Oxygen passivation mediated tunability of trion and excitons in MoS$_2$

TL;DR

This study investigates how oxygen exposure affects the excitonic properties of MoS₂ by combining in situ spectroscopic ellipsometry and ab initio calculations, revealing tunable exciton behavior linked to sulfur vacancy passivation.

Contribution

It demonstrates the environmental tunability of excitonic effects in MoS₂ through oxygen passivation, combining experimental and theoretical insights.

Findings

Spectral weights of excitons decrease after annealing

Spectral weights recover upon oxygen exposure

Oxygen passivation influences MoS₂ optical properties

Abstract

Using wide spectral range in situ spectroscopic ellipsometry with systematic ultra high vacuum annealing and in situ exposure to oxygen, we report the complex dielectric function of MoS$_2$ isolating the environmental effects and revealing the crucial role of unpassivated and passivated sulphur vacancies.

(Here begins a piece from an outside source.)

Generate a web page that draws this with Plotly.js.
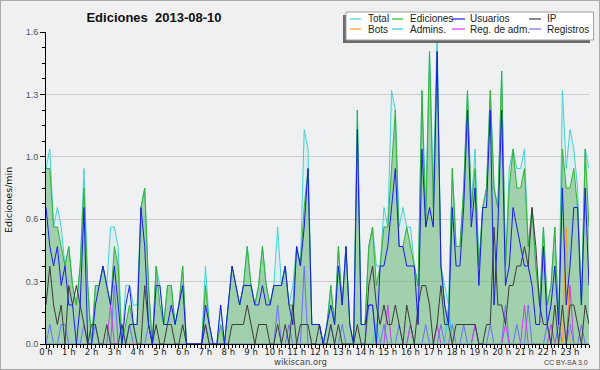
<!DOCTYPE html>
<html><head><meta charset="utf-8">
<script src="https://cdn.plot.ly/plotly-3.0.1.min.js"></script>
<style>
html,body{margin:0;padding:0;background:#f0f0f0;}
#wrap{position:relative;width:600px;height:370px;}
#chart{width:600px;height:370px;}
#frame{position:absolute;left:0;top:0;width:598px;height:368px;border:1px solid #aaaaaa;pointer-events:none;}
</style>
</head><body>
<div id="wrap"><div id="chart"></div><div id="frame"></div></div>
<script>
// ---- data (edits per minute, one value per 10-minute slot, 00:00 .. 23:50) ----
const seriesNames = ['Total','Ediciones','Usuarios','IP','Bots','Admins.','Reg. de adm.','Registros'];
const total = [
 .9,1.0,.6,.7,.6,.4,.5,.3,.2,.4, .9,.3,0,.3,.3,.4,.3,.6,.6,.5, 0,.3,.3,.2,.2,.7,.8,.3,0,.4,
 .3,.1,.3,.3,.1,.2,.4,0,0,0, 0,0,.4,.1,0,0,.2,0,.2,.4, .3,.2,.3,.5,.3,.2,.3,.5,.3,.2,
 .3,.6,.3,.4,.2,.3,.5,.4,1.1,1.0, .1,.1,.1,0,.1,.3,.1,.5,.2,.5, .1,0,1.2,.1,.1,.5,.6,.4,.4,.7,
 .6,1.3,1.2,.6,.7,.6,.6,.4,.3,1.3, .7,1.5,.8,1.6,.4,.3,.2,.9,.5,.5, .8,1.3,.7,1.0,.4,.7,.8,1.3,.8,.7,
 1.4,.4,.9,1.0,.9,.9,1.0,.5,.7,.4, .2,.6,.2,.3,.6,.1,1.3,.9,1.1,1.0, .8,.2,1.0,.9];
const ediciones = [
 .9,.9,.6,.6,.5,.4,.5,.3,.2,.4, .8,.3,0,.3,.3,.4,.3,.2,.5,.4, 0,.1,.2,.1,.1,.7,.8,.3,0,.4,
 .2,.1,.3,.3,.1,.2,.4,0,0,0, 0,0,.3,.1,0,0,.1,0,.2,.4, .3,.2,.3,.5,.3,.2,.3,.5,.3,.2,
 .3,.3,.3,.4,.2,.2,.5,.4,.7,.9, .1,.1,.1,0,.1,.3,.1,.5,.2,.5, .1,0,1.2,.1,.1,.5,.6,.3,.4,.6,
 .6,.9,1.2,.5,.5,.6,.5,.4,.3,1.3, .6,1.5,.7,1.5,.4,.2,.1,.9,.5,.5, .8,1.3,.7,.9,.4,.7,.8,1.3,.8,.7,
 1.4,.4,.8,1.0,.8,.8,.9,.5,.7,.4, .2,.6,.2,.3,.6,.1,1.0,.8,.8,.9, .7,.2,1.0,.6];
const usuarios = [
 .7,.5,.4,.5,.3,.4,.2,.2,0,.2, .7,0,0,.2,.3,.4,.3,.2,.4,.2, 0,.2,.3,.1,.1,.7,.5,.1,0,.3,
 .3,.1,.1,.2,.1,.2,.3,0,0,0, 0,0,.2,.1,0,0,.2,0,.2,.4, .3,.2,.3,.3,.3,.2,.2,.3,.2,.2,
 .3,.3,.3,.4,.2,.1,.5,.4,.6,.9, .1,.1,.1,0,.1,.2,.1,.4,.2,.5, .1,0,1.1,.1,.1,.2,.2,0,.4,.4,
 .5,.7,.9,.5,.5,.4,.4,.4,.1,1.0, .6,.7,.6,1.5,.4,.2,.1,.7,.4,.4, .7,1.2,.6,.8,.3,.7,.7,1.2,.2,.6,
 1.2,.3,.4,.7,.6,.5,.4,.4,.3,.1, .1,.5,.1,.2,.4,.1,.8,.2,.4,.7, .7,.2,.8,.3];
const ip = [
 .2,.4,.2,.1,.2,0,.3,.2,.3,.2, .1,0,.1,.1,0,0,.1,0,0,0, .1,0,.1,.1,0,0,.3,.1,0,.1,
 0,0,.1,.1,0,0,.1,0,0,0, 0,0,.1,0,0,0,0,0,0,.1, .1,.1,.1,.2,.1,0,.1,.1,.1,0,
 0,.1,0,.1,0,.2,0,.1,.1,.1, 0,0,.1,0,0,.1,0,.1,0,0, 0,0,.1,0,0,.3,.4,.2,.1,.2,
 .1,.1,.2,.1,0,.2,.1,0,.2,.3, .3,.2,0,.1,.3,.1,.1,0,.1,.1, .1,.1,.1,.1,0,0,.1,.1,.6,.2,
 .2,.1,.3,.3,.4,.4,.5,.4,.7,.5, .2,.1,.1,0,.2,0,.2,0,.2,.2, .1,0,.2,.1];
const bots = [
 0,0,0,0,0,0,0,0,0,0, 0,0,0,0,0,0,0,0,0,0, 0,0,0,0,0,0,0,0,0,0,
 0,0,0,0,0,0,0,0,0,0, 0,0,0,0,0,0,0,0,0,0, 0,0,0,0,0,0,0,0,0,0,
 0,0,0,0,0,0,0,0,0,0, 0,0,0,0,0,0,0,0,0,0, 0,0,0,0,0,0,0,0,0,0,
 0,0,0,0,0,0,0,0,0,0, 0,0,0,0,0,0,0,0,0,0, 0,0,0,0,0,0,0,0,0,0,
 0,0,0,0,0,0,0,0,0,0, 0,0,0,0,0,0,0,.6,0,0, 0,0,0,0];
const admins = [
 0,0,0,0,0,0,0,0,0,0, 0,0,0,0,0,0,0,0,0,0, 0,0,.1,.1,0,0,0,0,0,0,
 0,0,0,0,0,0,0,0,0,0, 0,0,0,0,0,0,0,0,0,0, 0,0,0,0,0,0,0,0,0,0,
 0,0,0,0,0,0,0,0,0,0, 0,0,0,0,0,0,0,0,0,0, 0,0,0,0,0,0,0,.1,0,0,
 0,0,0,0,0,0,0,0,0,0, 0,0,0,0,0,0,.2,0,0,0, 0,0,0,0,0,0,0,0,0,0,
 0,0,0,0,0,0,0,0,0,0, 0,0,0,0,0,0,0,0,0,0, 0,0,0,0];
const regAdm = [
 0,0,0,0,0,0,0,0,0,0, 0,0,0,0,0,0,0,.2,0,0, 0,0,0,0,0,0,0,0,0,0,
 0,0,0,0,0,0,0,0,0,0, 0,0,0,0,0,0,0,0,0,0, 0,0,0,0,0,0,0,0,0,0,
 0,0,0,0,0,0,0,0,0,0, 0,0,0,0,0,0,0,0,0,0, 0,0,0,0,0,0,0,0,0,0,
 .2,0,0,0,0,0,.1,0,0,0, 0,0,0,.1,0,0,0,0,0,0, 0,0,0,.1,0,0,0,0,0,0,
 0,.1,0,0,0,0,.2,0,0,0, 0,0,0,.1,0,0,0,0,.3,0, 0,0,0,0];
const registros = [
 0,.1,0,0,.1,.1,0,0,0,0, .1,0,0,.1,0,0,0,0,.3,0, 0,0,.1,0,0,0,0,.1,0,0,
 0,0,0,0,0,0,0,0,0,0, 0,0,.1,0,0,0,0,0,0,0, 0,0,0,0,0,0,0,0,0,0,
 0,.2,0,0,.1,0,0,0,.4,0, 0,0,0,0,0,.1,0,0,.1,0, 0,0,0,0,0,.2,.2,0,0,.1,
 0,0,0,.1,0,0,.1,0,0,0, .1,0,0,0,.1,0,0,.1,0,0, .1,0,0,.1,0,0,0,.1,0,0,
 0,.2,0,0,.1,0,0,.2,0,0, 0,0,.1,0,0,.1,0,0,.1,0, 0,.1,0,0];
const slotsPerHour = 6;
const hourLabels = ['0 h','1 h','2 h','3 h','4 h','5 h','6 h','7 h','8 h','9 h','10 h','11 h',
  '12 h','13 h','14 h','15 h','16 h','17 h','18 h','19 h','20 h','21 h','22 h','23 h'];
const yTickVals = [0, 0.32, 0.64, 0.96, 1.28, 1.6];
const yTickLabels = ['0.0','0.3','0.6','1.0','1.3','1.6'];

// ---- styling ----
const colors = {
  'Total':'#44d2d2', 'Ediciones':'#33b233', 'Usuarios':'#1a1af0', 'IP':'#3c3c3c',
  'Bots':'#ff9a1a', 'Admins.':'#2cc8e0', 'Reg. de adm.':'#cc3ce8', 'Registros':'#6e6eff'
};
const values = {
  'Total':total, 'Ediciones':ediciones, 'Usuarios':usuarios, 'IP':ip,
  'Bots':bots, 'Admins.':admins, 'Reg. de adm.':regAdm, 'Registros':registros
};
const xs = total.map((_, i) => i / slotsPerHour);
const hourVals = hourLabels.map((_, i) => i);

const L = 46, R = 589, T = 32, B = 344, W = 600, H = 370;
const px = p => (p - L) / (R - L);
const py = p => (B - p) / (B - T);

function line(name, extra) {
  return Object.assign({
    type:'scatter', mode:'lines', x:xs, y:values[name], name:name,
    line:{color:colors[name], width:1}, hoverinfo:'skip', showlegend:false
  }, extra || {});
}
const drawOrder = ['Registros','Reg. de adm.','Bots','Admins.','IP','Usuarios'];
const traces = [
  line('Total', {fill:'tozeroy', fillcolor:'rgba(170,232,232,0.22)'}),
  line('Ediciones', {fill:'tozeroy', fillcolor:'rgba(60,160,60,0.38)'}),
].concat(drawOrder.map(n => line(n)));

// custom legend
const shapes = [
  {type:'rect', xref:'paper', yref:'paper', x0:px(343), x1:px(590), y0:py(43), y1:py(15),
   fillcolor:'#6a6a6a', line:{width:0}, layer:'above'},
  {type:'rect', xref:'paper', yref:'paper', x0:px(346), x1:px(593.5), y0:py(40), y1:py(12),
   fillcolor:'#ffffff', line:{color:'#a0a0a0', width:1}, layer:'above'}
];
const annotations = [];
const colLine = [[350,361],[392,403],[452,465],[529,541]];
const colText = [366,408,468,545];
const rowY = [19,29];
seriesNames.forEach((n, i) => {
  const c = i % 4, r = Math.floor(i / 4);
  shapes.push({type:'line', xref:'paper', yref:'paper', x0:px(colLine[c][0]), x1:px(colLine[c][1]),
    y0:py(rowY[r]), y1:py(rowY[r]), line:{color:colors[n], width:1.2}, layer:'above'});
  annotations.push({xref:'paper', yref:'paper', x:px(colText[c]), y:py(rowY[r]), text:n,
    showarrow:false, xanchor:'left', yanchor:'middle',
    font:{family:'Liberation Sans, Arial, sans-serif', size:10, color:'#222'}});
});
annotations.push({xref:'paper', yref:'paper', x:px(8), y:py(200), text:'Ediciones/min', textangle:-90,
  showarrow:false, xanchor:'center', yanchor:'middle',
  font:{family:'DejaVu Sans, sans-serif', size:9.5, color:'#111'}});
annotations.push({xref:'paper', yref:'paper', x:px(300), y:py(362), text:'wikiscan.org',
  showarrow:false, xanchor:'center', yanchor:'middle',
  font:{family:'DejaVu Sans, sans-serif', size:8.5, color:'#444'}});
annotations.push({xref:'paper', yref:'paper', x:px(590), y:py(362), text:'CC BY-SA 3.0',
  showarrow:false, xanchor:'right', yanchor:'middle',
  font:{family:'Liberation Sans, sans-serif', size:7, color:'#444'}});

const layout = {
  width:W, height:H,
  margin:{l:L, r:W-R, t:T, b:H-B, pad:0},
  paper_bgcolor:'#f0f0f0', plot_bgcolor:'#eef0f2',
  title:{text:'Ediciones\u00a0\u00a02013-08-10', x:154/W, xref:'container', xanchor:'center',
    y:1-17/H, yref:'container', yanchor:'middle',
    font:{family:'Liberation Sans, Arial, sans-serif', size:13, color:'#111', weight:'bold'}},
  showlegend:false, hovermode:false,
  xaxis:{range:[0, xs[xs.length-1]], tickmode:'array', tickvals:hourVals, ticktext:hourLabels,
    showgrid:false, zeroline:false, showline:true, linecolor:'#000', linewidth:1,
    ticks:'outside', ticklen:4, tickcolor:'#000', tickwidth:1, ticklabelstandoff:-4,
    tickfont:{family:'DejaVu Sans, sans-serif', size:8.5, color:'#222'},
    minor:{tickmode:'linear', tick0:0, dtick:1/slotsPerHour, ticks:'outside', ticklen:3, tickcolor:'#000', showgrid:false}},
  yaxis:{range:[0, 1.6], tickmode:'array', tickvals:yTickVals, ticktext:yTickLabels,
    showgrid:true, gridcolor:'#cccccc', gridwidth:1, zeroline:false,
    showline:true, linecolor:'#000', linewidth:1,
    ticks:'outside', ticklen:5, tickcolor:'#000', tickwidth:1,
    tickfont:{family:'Liberation Sans, sans-serif', size:9, color:'#555'},
    minor:{tickmode:'linear', tick0:0, dtick:0.08, ticks:'outside', ticklen:3, tickcolor:'#000', showgrid:false}},
  shapes:shapes, annotations:annotations
};
Plotly.newPlot('chart', traces, layout, {staticPlot:true, displayModeBar:false});
</script>
</body></html>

The spectral weights of the A ($1.92$ eV) and B ($2.02$ eV) exciton peaks in the dielectric function reduce significantly upon annealing, accompanied by spectral weight transfer in a broad energy range. Interestingly, the original spectral weights are recovered upon controlled oxygen exposure. This tunability of the excitonic effects is likely due to passivation and reemergence of the gap states in the bandstructure during oxygen adsorption and desorption, respectively, as indicated by ab initio density functional theory calculation results. This work unravels and emphasizes the important role of adsorbed oxygen in the optical spectra and many-body interactions of MoS$_2$.